## begin Data shown

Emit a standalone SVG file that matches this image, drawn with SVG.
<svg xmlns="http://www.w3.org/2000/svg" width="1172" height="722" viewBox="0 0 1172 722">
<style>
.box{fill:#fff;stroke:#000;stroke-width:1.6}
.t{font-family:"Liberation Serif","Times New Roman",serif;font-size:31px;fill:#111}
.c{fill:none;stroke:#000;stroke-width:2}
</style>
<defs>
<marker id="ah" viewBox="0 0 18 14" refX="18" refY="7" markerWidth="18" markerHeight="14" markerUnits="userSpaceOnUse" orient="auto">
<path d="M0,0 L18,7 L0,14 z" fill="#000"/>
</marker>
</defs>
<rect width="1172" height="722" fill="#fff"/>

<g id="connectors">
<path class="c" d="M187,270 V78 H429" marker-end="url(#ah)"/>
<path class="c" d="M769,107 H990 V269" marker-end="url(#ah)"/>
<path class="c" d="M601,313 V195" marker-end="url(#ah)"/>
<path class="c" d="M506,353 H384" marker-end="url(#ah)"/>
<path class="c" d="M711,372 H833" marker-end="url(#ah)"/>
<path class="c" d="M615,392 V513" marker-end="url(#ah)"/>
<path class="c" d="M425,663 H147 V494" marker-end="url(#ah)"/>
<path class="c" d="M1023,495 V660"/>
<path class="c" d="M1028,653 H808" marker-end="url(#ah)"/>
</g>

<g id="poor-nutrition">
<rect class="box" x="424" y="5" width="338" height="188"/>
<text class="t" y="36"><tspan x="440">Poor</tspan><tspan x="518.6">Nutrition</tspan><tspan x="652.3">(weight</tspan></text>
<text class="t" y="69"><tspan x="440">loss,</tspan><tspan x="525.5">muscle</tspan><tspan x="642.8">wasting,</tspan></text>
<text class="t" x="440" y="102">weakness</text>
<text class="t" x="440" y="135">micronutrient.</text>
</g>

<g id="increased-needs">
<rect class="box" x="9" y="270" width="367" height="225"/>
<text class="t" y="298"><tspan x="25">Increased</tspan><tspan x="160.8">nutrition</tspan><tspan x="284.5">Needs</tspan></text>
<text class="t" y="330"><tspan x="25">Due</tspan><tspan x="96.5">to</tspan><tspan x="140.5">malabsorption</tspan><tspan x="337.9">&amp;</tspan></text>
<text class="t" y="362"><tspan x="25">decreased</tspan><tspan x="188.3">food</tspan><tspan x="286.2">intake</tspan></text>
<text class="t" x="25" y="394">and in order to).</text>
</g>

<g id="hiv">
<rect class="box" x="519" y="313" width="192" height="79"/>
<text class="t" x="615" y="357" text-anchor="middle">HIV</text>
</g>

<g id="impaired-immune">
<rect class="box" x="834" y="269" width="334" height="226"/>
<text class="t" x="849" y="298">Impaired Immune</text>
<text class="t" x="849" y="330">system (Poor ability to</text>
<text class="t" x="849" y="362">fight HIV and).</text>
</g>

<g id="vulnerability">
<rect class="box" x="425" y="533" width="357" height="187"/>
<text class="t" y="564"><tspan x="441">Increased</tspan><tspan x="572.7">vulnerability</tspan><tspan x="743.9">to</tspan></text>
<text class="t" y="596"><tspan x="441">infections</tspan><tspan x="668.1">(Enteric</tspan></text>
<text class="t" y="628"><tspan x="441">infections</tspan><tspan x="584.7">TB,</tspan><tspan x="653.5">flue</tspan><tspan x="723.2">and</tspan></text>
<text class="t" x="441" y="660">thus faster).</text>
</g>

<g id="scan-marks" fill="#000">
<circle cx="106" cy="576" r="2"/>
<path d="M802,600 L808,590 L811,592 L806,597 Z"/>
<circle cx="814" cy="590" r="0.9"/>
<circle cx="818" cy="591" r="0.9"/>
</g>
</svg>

## end Data shown

[Objective] Word for word, write out the data.

[Output for this exercise]
Emit a standalone SVG file that matches this image, drawn with SVG.
<svg xmlns="http://www.w3.org/2000/svg" width="1172" height="722" viewBox="0 0 1172 722">
<style>
.box{fill:#fff;stroke:#000;stroke-width:1.6}
.t{font-family:"Liberation Serif","Times New Roman",serif;font-size:31px;fill:#111}
.c{fill:none;stroke:#000;stroke-width:2}
</style>
<defs>
<marker id="ah" viewBox="0 0 18 14" refX="18" refY="7" markerWidth="18" markerHeight="14" markerUnits="userSpaceOnUse" orient="auto">
<path d="M0,0 L18,7 L0,14 z" fill="#000"/>
</marker>
</defs>
<rect width="1172" height="722" fill="#fff"/>

<g id="connectors">
<path class="c" d="M187,270 V78 H429" marker-end="url(#ah)"/>
<path class="c" d="M769,107 H990 V269" marker-end="url(#ah)"/>
<path class="c" d="M601,313 V195" marker-end="url(#ah)"/>
<path class="c" d="M506,353 H384" marker-end="url(#ah)"/>
<path class="c" d="M711,372 H833" marker-end="url(#ah)"/>
<path class="c" d="M615,392 V513" marker-end="url(#ah)"/>
<path class="c" d="M425,663 H147 V494" marker-end="url(#ah)"/>
<path class="c" d="M1023,495 V660"/>
<path class="c" d="M1028,653 H808" marker-end="url(#ah)"/>
</g>

<g id="poor-nutrition">
<rect class="box" x="424" y="5" width="338" height="188"/>
<text class="t" y="36"><tspan x="440">Poor</tspan><tspan x="518.6">Nutrition</tspan><tspan x="652.3">(weight</tspan></text>
<text class="t" y="69"><tspan x="440">loss,</tspan><tspan x="525.5">muscle</tspan><tspan x="642.8">wasting,</tspan></text>
<text class="t" x="440" y="102">weakness</text>
<text class="t" x="440" y="135">micronutrient.</text>
</g>

<g id="increased-needs">
<rect class="box" x="9" y="270" width="367" height="225"/>
<text class="t" y="298"><tspan x="25">Increased</tspan><tspan x="160.8">nutrition</tspan><tspan x="284.5">Needs</tspan></text>
<text class="t" y="330"><tspan x="25">Due</tspan><tspan x="96.5">to</tspan><tspan x="140.5">malabsorption</tspan><tspan x="337.9">&amp;</tspan></text>
<text class="t" y="362"><tspan x="25">decreased</tspan><tspan x="188.3">food</tspan><tspan x="286.2">intake</tspan></text>
<text class="t" x="25" y="394">and in order to).</text>
</g>

<g id="hiv">
<rect class="box" x="519" y="313" width="192" height="79"/>
<text class="t" x="615" y="357" text-anchor="middle">HIV</text>
</g>

<g id="impaired-immune">
<rect class="box" x="834" y="269" width="334" height="226"/>
<text class="t" x="849" y="298">Impaired Immune</text>
<text class="t" x="849" y="330">system (Poor ability to</text>
<text class="t" x="849" y="362">fight HIV and).</text>
</g>

<g id="vulnerability">
<rect class="box" x="425" y="533" width="357" height="187"/>
<text class="t" y="564"><tspan x="441">Increased</tspan><tspan x="572.7">vulnerability</tspan><tspan x="743.9">to</tspan></text>
<text class="t" y="596"><tspan x="441">infections</tspan><tspan x="668.1">(Enteric</tspan></text>
<text class="t" y="628"><tspan x="441">infections</tspan><tspan x="584.7">TB,</tspan><tspan x="653.5">flue</tspan><tspan x="723.2">and</tspan></text>
<text class="t" x="441" y="660">thus faster).</text>
</g>

<g id="scan-marks" fill="#000">
<circle cx="106" cy="576" r="2"/>
<path d="M802,600 L808,590 L811,592 L806,597 Z"/>
<circle cx="814" cy="590" r="0.9"/>
<circle cx="818" cy="591" r="0.9"/>
</g>
</svg>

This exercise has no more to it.